In other words, “vigor”=boundary-crossings. A person of “vigor” carries on a conversation by interrupting people, and whining about the rules when compliance with them goes badly for him (or when he’d like to pretend that they did). By this standard, “somnolence” would have to consist in listening to people and complying with rules that one has agreed to uphold. Except that “somnolence” actually denotes a strong desire for sleep. If “vigor” so understood is a qualification for the presidency, I guess we’d have to admit that Donald Trump is the most “vigorous” and best qualified candidate out there: a man with a limitless desire to cross boundaries for its own sake, and the limitless energy to pull it off.

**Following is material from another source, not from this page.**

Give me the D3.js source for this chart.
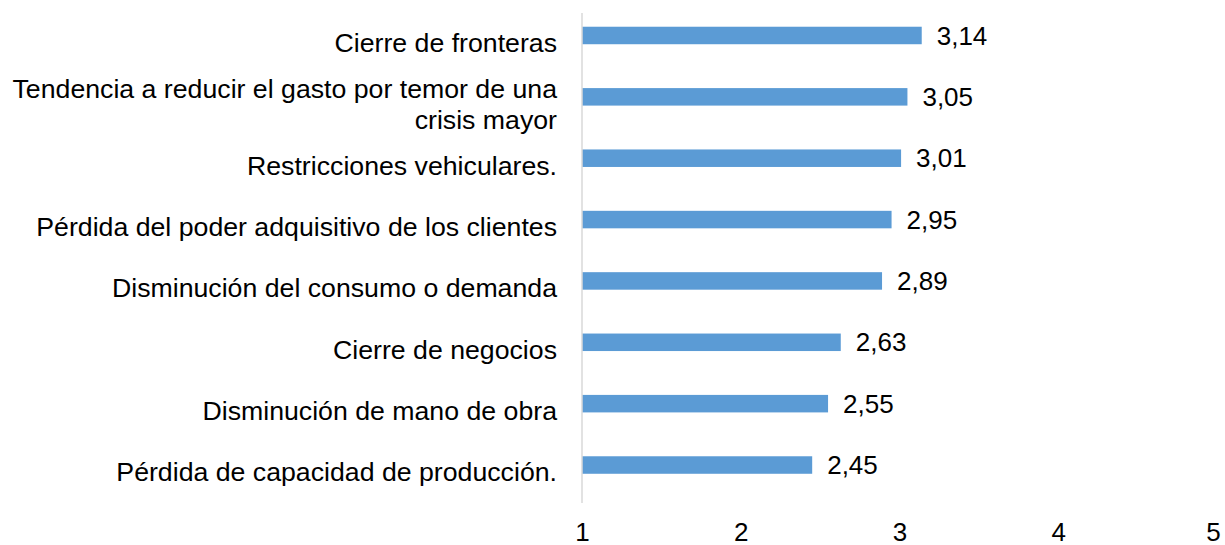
<!DOCTYPE html>
<html>
<head>
<meta charset="utf-8">
<script src="https://cdn.jsdelivr.net/npm/d3@7"></script>
<style>
  body { margin: 0; background: #fff; }
  svg { display: block; font-family: Arial, "Liberation Sans", sans-serif; }
</style>
</head>
<body>
<div id="chart"></div>
<script>
// data, top to bottom
var categories = [
  "Cierre de fronteras",
  "Tendencia a reducir el gasto por temor de una|crisis mayor",
  "Restricciones vehiculares.",
  "Pérdida del poder adquisitivo de los clientes",
  "Disminución del consumo o demanda",
  "Cierre de negocios",
  "Disminución de mano de obra",
  "Pérdida de capacidad de producción."
];
var values = [3.14, 3.05, 3.01, 2.95, 2.89, 2.63, 2.55, 2.45];
var tickValues = [1, 2, 3, 4, 5];

var W = 1225, H = 545;
var svg = d3.select("#chart").append("svg")
    .attr("width", W)
    .attr("height", H);

var x = d3.scaleLinear().domain([1, 5]).range([582, 1217]);
var y = d3.scaleBand().domain(categories).range([11.8, 502.7]);

var barH = 17.5, barShift = -7; // bars sit a little above the label centre

var data = categories.map(function(c, i){ return {cat: c, value: values[i]}; });

// bars
svg.append("g").selectAll("rect")
    .data(data)
    .enter().append("rect")
    .attr("x", x(1))
    .attr("y", function(d){ return y(d.cat) + y.bandwidth()/2 + barShift - barH/2; })
    .attr("width", function(d){ return x(d.value) - x(1); })
    .attr("height", barH)
    .attr("fill", "#5b9bd5");

// vertical axis line
svg.append("line")
    .attr("x1", x(1)).attr("x2", x(1))
    .attr("y1", 13).attr("y2", 503)
    .attr("stroke", "#d9d9d9")
    .attr("stroke-width", 1.5);

// category labels
var labels = svg.append("g").selectAll("text")
    .data(data)
    .enter().append("text")
    .attr("text-anchor", "end")
    .attr("font-size", 26.7)
    .attr("fill", "#000");

labels.each(function(d){
    var lines = d.cat.split("|");
    var cy = y(d.cat) + y.bandwidth()/2;
    var lh = 31;
    var t = d3.select(this);
    lines.forEach(function(l, i){
        t.append("tspan")
            .attr("x", 557)
            .attr("y", cy + (i - (lines.length-1)/2) * lh)
            .attr("dy", "0.35em")
            .text(l);
    });
});

// value labels
svg.append("g").selectAll("text")
    .data(data)
    .enter().append("text")
    .attr("x", function(d){ return x(d.value) + 15; })
    .attr("y", function(d){ return y(d.cat) + y.bandwidth()/2 + barShift; })
    .attr("dy", "0.35em")
    .attr("font-size", 26)
    .attr("fill", "#000")
    .text(function(d){ return d3.format(".2f")(d.value).replace(".", ","); });

// x axis labels
var xAxis = d3.axisBottom(x).tickValues(tickValues).tickSize(0).tickFormat(d3.format("d"));
var gx = svg.append("g")
    .attr("transform", "translate(0,518)")
    .call(xAxis);
gx.select(".domain").remove();
gx.selectAll("text")
    .attr("font-size", 26)
    .attr("font-family", "Arial, 'Liberation Sans', sans-serif")
    .attr("fill", "#000")
    .attr("dy", "0.71em")
    .attr("y", 5);
// last label is pulled in a little so it stays inside the frame
gx.selectAll(".tick").filter(function(d){ return d === 5; })
    .select("text").attr("x", -4);
</script>
</body>
</html>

Maybe Biden would have done better for himself by prowling behind each of the other candidates as Trump did with Hillary Clinton in 2016, then sneaking up behind them, groping some of them and challenging the others to push-up contests (“Let Biden be Biden”!). At this point, I wouldn’t put it past any of the candidates to give that tactic a shot–or past the audience to applaud, or past someone on MSNBC or The View to describe the result as an example of presidential sprightliness.
Could there be a less dignified way of electing someone to office? I don’t often invoke my father as a source of policy recommendations, but he had one the other day that deserves notice. If a presidential campaign is supposed to be an extended “job interview,” he said, why not pick a group of experts in various fields to interview each serious candidate in turn, asking them the same questions, filming the proceedings, and broadcasting them? Wouldn’t that beat the childishness of demanding performance under pressure, and incentivizing the usual pandering to the peanut gallery? Maybe there are objections to that particular proposal, but it’s hard to think of anything sillier than a presidential debate that more closely resembles a badly-run sixth grade classroom than an oral exam for the highest office in the land. For now, alas, the first is our substitute for the second.
Well, your father isn’t always wrong my dear. There’s lots of way to show “vigor” in this respect, lots of ways to violate boundaries. And the best are those who do it in a passive aggressive manner. Not just Trump, not just Biden, but perhaps a few women we all know? Or some of us do that is.